Entre um conto e outro, alguns pespontos. Preciso dos pespontos para manter o principal equilibrado e firme. Preciso todo o tempo... Aprendi a pespontar quando a minha mãe me ensinou a fazer flores. Não, não se aprende a pespontar quando se faz flores. Essas apenas me lembram a minha mãe que me ensinou a pespontar os arranjos que a vida nos dá.



sábado, 29 de setembro de 2012

O DONO DA FILA TINHA DUAS MEDIDAS

(Suzana Guimarães - arquivo pessoal)

No primeiro dia, ele me olhou com bastante braveza e me apontou o final da fila. Eu não sabia que havia filas. Ele era o dono da padaria. Tinha o chapéu de chefe na cabeça, e bastante simpatia. Eu me senti a mais errada dos humanos. Corri para o fim da fila e, todo dia, eu para lá ia porque a fila era por ordem de tamanho. Eu era pequena, ele, grande. Eu o admirava porque seus pães eram bem feitos, milimetricamente medidos, sal no ponto, nem a mais nem a menos. Ele sabia sovar bem. Ele tinha dedos mágicos, braços longos e fortes, artísticos, inclusive. Teve quem corresse para passar na frente, mas ele era contundente, dizia que ali era um lugar de regras a serem obedecidas. O pão de cada um que esperasse.

Um dia, chegou um menor que eu. Vestia casaca e tinha um cravo de ouro na lapela.

O chapéu branco imaculado desceu em gesto rápido ao vento, em elegante reverência.

Tão lindo aquele cravo de ouro, parecia conter, inclusive, um diamante!

O menor que eu foi direto ao balcão. O pessoal da fila percebeu. O guarda no trânsito percebeu. A prostituta que fazia ponto em frente à padaria também percebeu.

O chapéu subiu e desceu dos céus ao chão, do chão aos céus.

O pessoal da fila foi desaparecendo, um por dia. Os pães passaram a ser feitos com dois pesos e duas medidas... e até a prostituta, tão vendida, procurou outra freguesia.

A padaria?
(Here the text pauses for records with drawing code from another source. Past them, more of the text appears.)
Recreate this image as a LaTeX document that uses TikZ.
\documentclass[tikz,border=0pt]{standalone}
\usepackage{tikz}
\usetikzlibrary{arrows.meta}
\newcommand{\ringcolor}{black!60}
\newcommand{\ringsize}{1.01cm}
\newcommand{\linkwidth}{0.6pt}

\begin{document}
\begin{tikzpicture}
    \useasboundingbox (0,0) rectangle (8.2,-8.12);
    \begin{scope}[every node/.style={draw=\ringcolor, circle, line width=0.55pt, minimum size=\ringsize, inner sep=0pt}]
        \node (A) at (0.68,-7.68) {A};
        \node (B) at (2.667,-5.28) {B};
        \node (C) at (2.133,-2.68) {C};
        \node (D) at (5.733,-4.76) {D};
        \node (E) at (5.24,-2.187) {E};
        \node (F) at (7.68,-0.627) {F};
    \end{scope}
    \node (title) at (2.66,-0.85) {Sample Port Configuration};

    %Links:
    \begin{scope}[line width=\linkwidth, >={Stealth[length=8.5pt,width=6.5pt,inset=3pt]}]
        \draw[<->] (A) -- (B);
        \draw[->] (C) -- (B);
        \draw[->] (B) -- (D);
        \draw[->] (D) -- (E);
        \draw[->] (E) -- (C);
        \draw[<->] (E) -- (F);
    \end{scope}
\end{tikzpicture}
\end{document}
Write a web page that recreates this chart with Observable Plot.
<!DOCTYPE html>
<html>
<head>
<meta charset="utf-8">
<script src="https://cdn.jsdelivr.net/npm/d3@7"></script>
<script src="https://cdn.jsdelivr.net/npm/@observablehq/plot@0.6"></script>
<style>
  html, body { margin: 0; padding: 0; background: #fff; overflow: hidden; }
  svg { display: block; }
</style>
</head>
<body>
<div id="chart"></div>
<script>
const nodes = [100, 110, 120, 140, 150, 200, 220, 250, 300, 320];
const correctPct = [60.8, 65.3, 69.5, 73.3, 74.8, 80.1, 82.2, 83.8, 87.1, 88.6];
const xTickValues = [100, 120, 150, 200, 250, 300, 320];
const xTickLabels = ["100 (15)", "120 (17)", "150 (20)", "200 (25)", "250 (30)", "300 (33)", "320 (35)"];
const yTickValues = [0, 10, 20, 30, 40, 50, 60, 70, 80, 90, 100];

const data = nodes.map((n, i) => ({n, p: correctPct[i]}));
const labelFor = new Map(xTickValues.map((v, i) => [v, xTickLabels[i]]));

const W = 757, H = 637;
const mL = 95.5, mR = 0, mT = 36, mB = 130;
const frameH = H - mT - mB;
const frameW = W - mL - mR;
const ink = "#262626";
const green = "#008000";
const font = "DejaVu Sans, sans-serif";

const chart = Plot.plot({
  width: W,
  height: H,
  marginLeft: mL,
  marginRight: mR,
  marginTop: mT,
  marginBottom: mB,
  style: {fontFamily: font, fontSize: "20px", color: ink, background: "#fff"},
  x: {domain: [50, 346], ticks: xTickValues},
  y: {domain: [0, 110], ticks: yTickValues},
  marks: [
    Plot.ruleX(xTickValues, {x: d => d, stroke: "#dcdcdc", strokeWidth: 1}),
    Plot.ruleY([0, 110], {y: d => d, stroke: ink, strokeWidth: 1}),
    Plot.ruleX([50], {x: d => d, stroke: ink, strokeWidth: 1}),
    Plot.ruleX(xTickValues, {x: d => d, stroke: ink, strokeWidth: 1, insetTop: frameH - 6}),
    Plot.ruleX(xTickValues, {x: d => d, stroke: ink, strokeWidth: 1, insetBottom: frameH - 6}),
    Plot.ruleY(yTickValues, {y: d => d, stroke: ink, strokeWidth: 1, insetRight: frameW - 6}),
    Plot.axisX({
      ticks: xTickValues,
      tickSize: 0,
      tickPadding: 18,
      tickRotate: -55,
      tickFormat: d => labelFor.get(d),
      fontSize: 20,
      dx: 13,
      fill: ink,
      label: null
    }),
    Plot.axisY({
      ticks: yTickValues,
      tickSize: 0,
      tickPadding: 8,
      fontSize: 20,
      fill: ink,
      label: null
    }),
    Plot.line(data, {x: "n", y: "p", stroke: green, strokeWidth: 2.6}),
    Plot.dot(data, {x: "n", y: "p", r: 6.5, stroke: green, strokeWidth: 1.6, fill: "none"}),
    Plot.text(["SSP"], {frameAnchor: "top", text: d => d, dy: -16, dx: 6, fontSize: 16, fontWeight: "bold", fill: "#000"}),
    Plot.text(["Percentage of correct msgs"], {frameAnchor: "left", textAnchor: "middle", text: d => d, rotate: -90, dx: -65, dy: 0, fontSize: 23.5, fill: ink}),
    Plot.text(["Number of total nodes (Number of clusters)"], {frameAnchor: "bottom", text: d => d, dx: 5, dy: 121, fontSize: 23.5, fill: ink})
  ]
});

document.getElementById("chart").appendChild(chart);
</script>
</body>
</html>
Fechou.

Por Suzana Guimarães
 

sábado, 15 de setembro de 2012

QUANDO BASTA

 
 
(fotografia gentilmente cedida por Iracema Buscacio)
 
 
O que eu quero é só isto, olho com olho, boca com boca, sexo com sexo, nada mais, somente isso. Ah! Almas em harmonia.
 
Eu vou esperar o amor. Há dignidade também num meio-fio de calçada. Eu me sento e espero. Ele há de passar e de se fazer claro.
 
Perdi quantos amores de uma só vez? Não sei. Dois ou três. Dois e meio, pois até o desconhecido, eu amei. Aquele que poderia ter sido, aquele que nunca vi, mas amei, só amei.
 
Amores nascidos em tempos diferentes, mas mortos de um golpe só. Mas, quem disse que amor se vai de um golpe só? Não é estrela cadente, que, de repente, se vai. Foi. Você mal viu. Amor arruina-se aos poucos, em golpes pequenos e baixos. No instante final, um livro se abre e você vê tudo aquilo que fingiu não ver. Fazer o quê? Guardar em pastas no arquivo morto.
 
No cinema, eu chorei. Na realidade, queria berrar, mas o único som que eu emitia era o fungar do meu nariz e o do papel barulhento que catei na minha bolsa para enxugar o rosto molhado, enquanto a moça cantava o verão que ela não viu passar (*).
 
Eterna ilusão, a de estendermos o brilho de um amor que já era, virou estrela, está lá, mas não mais existe. Pior que o amor pela metade, o amor que não vi, só senti. Aquele amor que eu não reconheceria se me esbarrasse nele, na dobra de uma esquina. Mas, eu também não reconheceria meu tio Edgarzinho, nem os primos e primas, sequer meus namoradinhos de portão.
 
Eu, hoje, não reconheceria ninguém. Eu, hoje, estou fechada em paus, animal ferido, enjaulado, mas querendo sair. Acabou tudo. Dois amores e meio. Sobrou eu.
 
 
 Por Suzana Guimarães
 
 (*) Referência ao filme "Bem Amadas", dirigido por Christophe Honoré.